We can sum up the problem thusly: Any two uninformed people can outvote an informed person; worse, in today's unfiltered rights-fest, any two idiots can outvote an informed genius.

The idea of one man, one vote seems alluring until you realize that most people have no idea what is going on. Some because they can't wrap their heads around it, and some because they neglect to. Consequently, the trend that develops from democratic voting is a downward one; decisions are made for the wrong reasons, and that means that instead of a general force towards the best choice, voting looks more like random noise, slightly peaked with the input from the right side of the IQ gaussian... until the media is involved.

The media doesn't inform. It propagandizes. A lot. Shamelessly. Huge segments of the population sit and drink it in, eyes wide and minds closed. Terrorists! Pedophiles! Immigrants! Global Warming!
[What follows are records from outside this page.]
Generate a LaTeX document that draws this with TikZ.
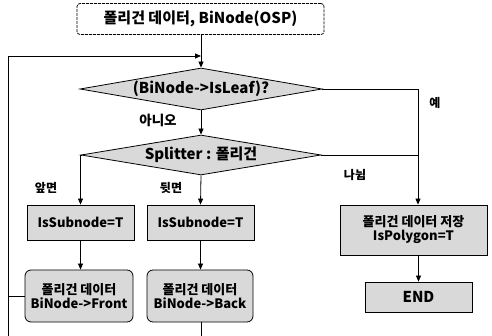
\documentclass[tikz,border=0pt]{standalone}
\usepackage{fontspec}
\setmainfont{Noto Sans CJK KR}
\usetikzlibrary{shapes.geometric,arrows.meta,calc}
\begin{document}
\begin{tikzpicture}[x=1pt,y=-1pt,
  font=\fontsize{13}{14}\selectfont\bfseries,
  line width=0.8pt,
  arr/.style={-{Triangle[length=6pt,width=5pt]}},
  boxg/.style={draw,fill=gray!30,inner sep=0pt,align=center},
  dia/.style={draw,fill=gray!30,diamond,aspect=6,inner sep=0pt,font=\fontsize{15}{16}\selectfont\bfseries},
  lab/.style={inner sep=0pt,font=\fontsize{12}{13}\selectfont\bfseries}]
\useasboundingbox (0,0) rectangle (492,336);
\node[draw,rounded corners=3pt,dash pattern=on 3pt off 1pt,minimum width=247pt,minimum height=31pt,inner sep=0pt,font=\fontsize{15}{16}\selectfont\bfseries] (top) at (200.5,19) {폴리건 데이터, BiNode(OSP)};
\node[dia,minimum width=242pt,minimum height=42pt] (d1) at (201,89) {(BiNode->IsLeaf)?};
\node[dia,minimum width=240pt,minimum height=40pt] (d2) at (201,155) {Splitter : 폴리건};
\node[boxg,minimum width=107pt,minimum height=35pt] (s1) at (80.5,222.5) {IsSubnode=T};
\node[boxg,minimum width=107pt,minimum height=35pt] (s2) at (200.5,222.5) {IsSubnode=T};
\node[boxg,minimum width=147pt,minimum height=50pt] (st) at (413.5,230) {폴리건 데이터 저장\\IsPolygon=T};
\node[boxg,minimum width=107pt,minimum height=30pt,font=\fontsize{15}{16}\selectfont\bfseries] (en) at (418.5,297) {END};
\node[boxg,rounded corners=6pt,minimum width=108pt,minimum height=52pt] (fr) at (79,296) {폴리건 데이터\\BiNode->Front};
\node[boxg,rounded corners=6pt,minimum width=106pt,minimum height=52pt] (bk) at (200,296) {폴리건 데이터\\BiNode->Back};
\node[lab] (yes) at (435,103) {예};
\node[lab,font=\fontsize{13.5}{14}\selectfont\bfseries] (no) at (158,120) {아니오};
\node[lab] (fa) at (46,188) {앞면};
\node[lab] (ba) at (171,188) {뒷면};
\node[lab] (sp) at (355,175) {나뉨};
\coordinate (R) at (418,89);
\coordinate (LB) at (8,336);
\coordinate (LT) at (8,56);
\coordinate (J) at (201,56);
\coordinate (BB) at (201,336);
\draw[arr] (top.south -| d1.north) -- (d1.north);
\draw[arr] (d1.south) -- (d2.north);
\draw[arr] (d1.east) -- (R) -- (R |- st.north);
\draw (d2.east) -- (R |- d2.east);
\draw[arr] (d2.west) -| (s1.north);
\draw[arr] (d2.south) -- (s2.north);
\draw[arr] (s1.south) -- (s1.south |- fr.north);
\draw[arr] (s2.south) -- (s2.south |- bk.north);
\draw[arr] (st.south -| en.north) -- (en.north);
\draw (fr.west) -- (fr.west -| LB);
\draw (bk.south -| J) -- (BB);
\draw[arr] (LB) -- (LT) -- (J);
\end{tikzpicture}
\end{document}
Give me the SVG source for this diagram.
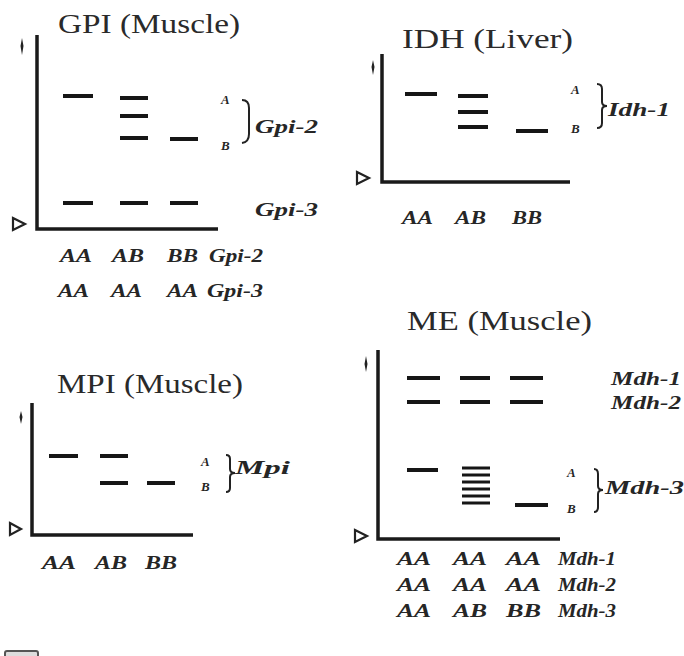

At that point, the gullible portion of the populace — almost everyone on the left side of the gaussian, and not a small number of the right — is pushed one way in particular, and viola - we end up with politicians like Bush, ex post facto laws, and shows like American Idol.

So you can't fix the system with input from the populace, unless you change the system — and lo and behold, you can't do that without input from the populace. That leaves the only option as continuing to skate downhill, faster and faster, until a core of disaffected people burn out the old leadership, re-assert basic rights (or assert some new set of rules) and the system gets a clean re-start without the enormous weight of the baggage of the old.

I think we may be within a decade or two of this happening; right now, the only element of the bill of rights that hasn't been significantly eroded, if not outright trampled, is amendment three — no one has yet been forced to quarter soldiers in their homes; I suspect this amendment has simply been superseded by technology. Aside from that, a good deal of article one has been corrupted as well. The government is currently operating in a mode that shows absolutely no reluctance to make vicious law against personal or consensual, informed, victimless choices such that they become criminal acts.

In the business realm, small players are becoming ever more marginalized as a consequence of draconian patent and copyright laws; internationally, our actions are almost universally reviled due to our government's insane drive to impose our system, and artifacts of our system, upon other sovereign countries. Our military is being misused, our economy is being outsourced, land ownership has become an illusion that can be shattered at any moment by a local government seeking higher tax revenues, and a myriad of other problems of similar divisiveness and corrosive capacity eat away at our day to day lives.